To achieve the closest comparison without the possibility of random events I decided to only test benchmarks included in games. Those will render a predefined scene to assure that every run will be as close as possible to the previous run. My choice included GTA 5, Company of Heroes 2 and Bioshock Infinite. These games are not the latest and greatest available, but they implement an included benchmark and were already installed on my system. The following numbers resemble the average frames per second.
Company Of Heroes 2
All results combined suggest that the 8700k grants almost 20% more fps compared to the almost ancient 3570k. In these cases this resembles an average of 24 fps.
Besides gaming benchmarks there was another use case which was quite interesting to me: rendering / converting videos. For this I benchmark chose an mkv file in 720p which I converted to webm. I chose to convert only the first 5 minutes and output the file at 8000 kbps. To quantify the result I stopped the time the task took – so in this a lower score is better.
This test was not much of a surprise, because the i5 3570k only provides 4 cores, whereas the i7 8700k features 6 cores with hyperthreading. The webm converter tool I chose made use of those 12 cores opposed to the 4 cores of the competitor, which allowed it to almost run the task in half the time.
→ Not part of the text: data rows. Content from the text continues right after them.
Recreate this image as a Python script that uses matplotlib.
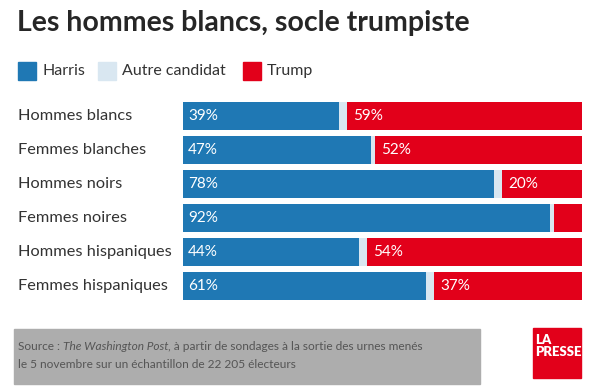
import matplotlib.pyplot as plt
from matplotlib.patches import Rectangle
import numpy as np

groups = ["Hommes blancs", "Femmes blanches", "Hommes noirs",
          "Femmes noires", "Hommes hispaniques", "Femmes hispaniques"]
harris = [39, 47, 78, 92, 44, 61]
autre = [2, 1, 2, 1, 2, 2]
trump = [59, 52, 20, 7, 54, 37]
series = ["Harris", "Autre candidat", "Trump"]
colors = ["#1f78b4", "#d9e7f1", "#e2001a"]

W, H = 595, 389
fig = plt.figure(figsize=(W / 100, H / 100), dpi=100)
plt.rcParams['font.family'] = ['Lato', 'DejaVu Sans']

def fx(px):
    return px / W

def fy(py):
    return 1 - py / H

# title
fig.text(fx(17), fy(23), "Les hommes blancs, socle trumpiste", fontsize=20.5,
         weight='bold', color='#262626', va='center', ha='left')

# legend
lx = [18, 98, 243]
for x, name, c in zip(lx, series, colors):
    fig.patches.append(Rectangle((fx(x), fy(80)), fx(18), 18 / H, color=c,
                                 transform=fig.transFigure, figure=fig))
    fig.text(fx(x + 24), fy(71), name, fontsize=11.5, color='#333333',
             va='center', ha='left')

# bars
ax = fig.add_axes([fx(183), fy(303), fx(399), 204 / H])
y = np.arange(len(groups))
h = np.array(harris)
a = np.array(autre)
t = np.array(trump)
ax.barh(y, h, height=0.83, color=colors[0])
ax.barh(y, a, left=h, height=0.83, color=colors[1])
ax.barh(y, t, left=h + a, height=0.83, color=colors[2])
ax.set_xlim(0, 100)
ax.set_ylim(len(groups) - 0.5, -0.5)
ax.axis('off')
for i in range(len(groups)):
    ax.text(1.3, i, f"{harris[i]}%", color='white', fontsize=11,
            va='center', ha='left')
    if trump[i] >= 10:
        ax.text(harris[i] + autre[i] + 1.6, i, f"{trump[i]}%", color='white',
                fontsize=11, va='center', ha='left')
    fig.text(fx(18), fy(116 + i * 34), groups[i], fontsize=11.8,
             color='#333333', va='center', ha='left')

# source box
fig.patches.append(Rectangle((fx(14), fy(384)), fx(466), 55 / H, color='#adadad',
                             transform=fig.transFigure, figure=fig))
fig.canvas.draw()
r = fig.canvas.get_renderer()
t1 = fig.text(fx(18), fy(346), "Source : ", fontsize=8.6, color='#555555',
              va='center', ha='left')
bb = t1.get_window_extent(r)
t2 = fig.text(bb.x1 / W, fy(346), "The Washington Post", fontsize=8.6,
              style='italic', color='#555555', va='center', ha='left')
bb = t2.get_window_extent(r)
fig.text(bb.x1 / W, fy(346),
         ", à partir de sondages à la sortie des urnes menés", fontsize=8.6,
         color='#555555', va='center', ha='left')
fig.text(fx(18), fy(365), "le 5 novembre sur un échantillon de 22 205 électeurs",
         fontsize=8.6, color='#555555', va='center', ha='left')

# logo
fig.patches.append(Rectangle((fx(533), fy(378)), fx(48), 50 / H, color='#e2001a',
                             transform=fig.transFigure, figure=fig))
fig.text(fx(535), fy(340), "LA", fontsize=9.5, weight='heavy', color='white',
         va='center', ha='left')
fig.text(fx(535), fy(352), "PRESSE", fontsize=9.5, weight='heavy', color='white',
         va='center', ha='left', stretch='condensed')

fig.savefig("out.png", dpi=100)
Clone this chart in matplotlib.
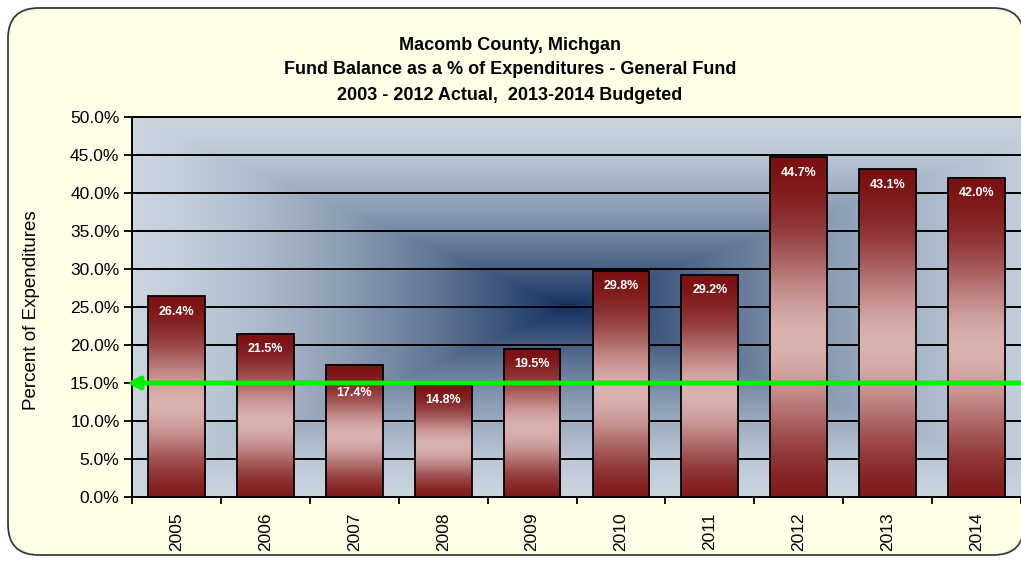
import matplotlib.pyplot as plt
import numpy as np
from matplotlib.patches import FancyBboxPatch
from matplotlib.ticker import PercentFormatter

plt.rcParams["font.family"] = ["Liberation Sans", "DejaVu Sans"]

# data
years = ["2005", "2006", "2007", "2008", "2009", "2010", "2011", "2012", "2013", "2014"]
fund_pct = [26.4, 21.5, 17.4, 14.8, 19.5, 29.8, 29.2, 44.7, 43.1, 42.0]
target_pct = 15.0
title_lines = [
    "Macomb County, Michgan",
    "Fund Balance as a % of Expenditures - General Fund",
    "2003 - 2012 Actual,  2013-2014 Budgeted",
]
y_ticks = [0, 5, 10, 15, 20, 25, 30, 35, 40, 45, 50]

W, H = 1021, 563
fig = plt.figure(figsize=(W / 100, H / 100), dpi=100, facecolor="white")

# rounded chart frame (runs off the right edge like the screenshot)
frame = FancyBboxPatch(
    (8 / W, 8 / H), (1024 - 8) / W, (555 - 8) / H,
    boxstyle="round,pad=0,rounding_size=0.03",
    transform=fig.transFigure, facecolor="#FFFFE8", edgecolor="#3A3A3A",
    linewidth=1.3, mutation_aspect=W / H, zorder=0,
)
fig.patches.append(frame)

ax = fig.add_axes([132 / W, 1 - 497 / H, (W - 132) / W, (497 - 117) / H])
ax.set_zorder(2)
ax.set_facecolor("none")

# "from center" rectangular gradient behind the plot
nx, ny = 600, 300
u = np.linspace(0, 1, nx)
v = np.linspace(0, 1, ny)
U, V = np.meshgrid(u, v)
cx, cy = 0.49, 0.5
dx = np.where(U < cx, (cx - U) / 0.49, (U - cx) / 0.58)
t = np.maximum(dx, np.abs(V - cy) / 0.5)
t = np.clip(t, 0, 1)
dark = np.array([0x14, 0x30, 0x60]) / 255
light = np.array([0xC9, 0xD4, 0xDF]) / 255
w = (1 - t) ** 1.5
bg = light[None, None, :] * (1 - w[..., None]) + dark[None, None, :] * w[..., None]
ax.imshow(bg, extent=(0, 1, 0, 1), transform=ax.transAxes, aspect="auto",
          origin="lower", zorder=0, interpolation="bilinear")

for yv in y_ticks[1:]:
    ax.axhline(yv, color="black", lw=1.4, zorder=1)

# bars with a smooth dark-light-dark red gradient
red_dark = np.array([0x7A, 0x10, 0x12]) / 255
red_light = np.array([0xD9, 0xB1, 0xAF]) / 255
p = np.linspace(0, 1, 200)
mix = np.exp(-(((p - 0.46) / 0.3) ** 2))
mix = (mix - mix.min()) / (mix.max() - mix.min())
grad = (red_dark[None, :] * (1 - mix[:, None]) + red_light[None, :] * mix[:, None])[:, None, :]
x = np.arange(len(years))
bars = ax.bar(x, fund_pct, width=0.64, facecolor="none", edgecolor="black",
              linewidth=1.3, zorder=3)
for rect in bars:
    x0, h = rect.get_x(), rect.get_height()
    ax.imshow(grad, extent=(x0, x0 + rect.get_width(), 0, h),
              aspect="auto", origin="lower", zorder=2, interpolation="bilinear")

# value labels just inside the bar top; pushed below the target line if they would sit on it
for xi, val in zip(x, fund_pct):
    dy = -11
    if 0 < val - target_pct < 3.5:
        dy = -20
    ax.annotate(f"{val:.1f}%", (xi, val), xytext=(0, dy), textcoords="offset points",
                ha="center", va="center", color="white", fontsize=9, fontweight="bold",
                zorder=5)

# 15% target arrow
ax.annotate("", xy=(-0.56, target_pct), xytext=(9.6, target_pct),
            arrowprops=dict(arrowstyle="-|>", color="#00F000", lw=3.5,
                            mutation_scale=18, shrinkA=0, shrinkB=0),
            zorder=6, annotation_clip=False)

ax.set_xlim(-0.5, 9.5)
ax.set_ylim(0, 50)
ax.set_yticks(y_ticks)
ax.yaxis.set_major_formatter(PercentFormatter(decimals=1))
ax.set_xticks(x)
ax.set_xticklabels(years, rotation=90)
ax.set_xticks(np.arange(-0.5, 10, 1), minor=True)
ax.tick_params(axis="x", which="major", length=0, pad=11, labelsize=12.5)
ax.tick_params(axis="x", which="minor", length=5, width=1.3, color="black")
ax.tick_params(axis="y", length=6, width=1.3, pad=3, labelsize=12.5)
for side in ["left", "bottom", "top"]:
    ax.spines[side].set_linewidth(1.4)
ax.spines["right"].set_visible(False)

fig.text(31 / W, 1 - 310 / H, "Percent of Expenditures", rotation=90,
         ha="center", va="center", fontsize=13.5)

for yy, line in zip([45, 70, 95], title_lines):
    fig.text(510 / W, 1 - yy / H, line, ha="center", va="center",
             fontsize=13, fontweight="bold")

fig.savefig("out.png", dpi=100, facecolor="white")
So overall I suppose the upgrade to the 8700k was worth it, despite it’s high cost. If someone is interested, I uploaded the raw data and screenshots of the benchmarks here.
jason - from shipping department
I am am in the same boat to be honest. I was gifted a 3570k from my wife , its used . But i am looking to encode video. Do you think it would be worth it to go out and spend real cash on a 8700k for the time saved ? Keep in mind , i spent nothing on the 3570k…
Is the time to render the same with 4k or 1080p ? I noticed you only did 720p. Is it roughly double in the others as well ?
Hi, I think it depends on your usecase. If you don’t need your machine while rendering (e.g. doing it overnight) the cost in electricity will be much lower than an upgrade. Keep in mind: a new CPU requires a new mainboard and new RAM. Your upgrade cost will be about 500 bucks. So if time is not of the essence and you only need the CPU to encode video, keep your 3570K.
I have not tested rendering higher resolutions. As I do not own the 3570K anymore, I unfortunately cannot do a comparison on this.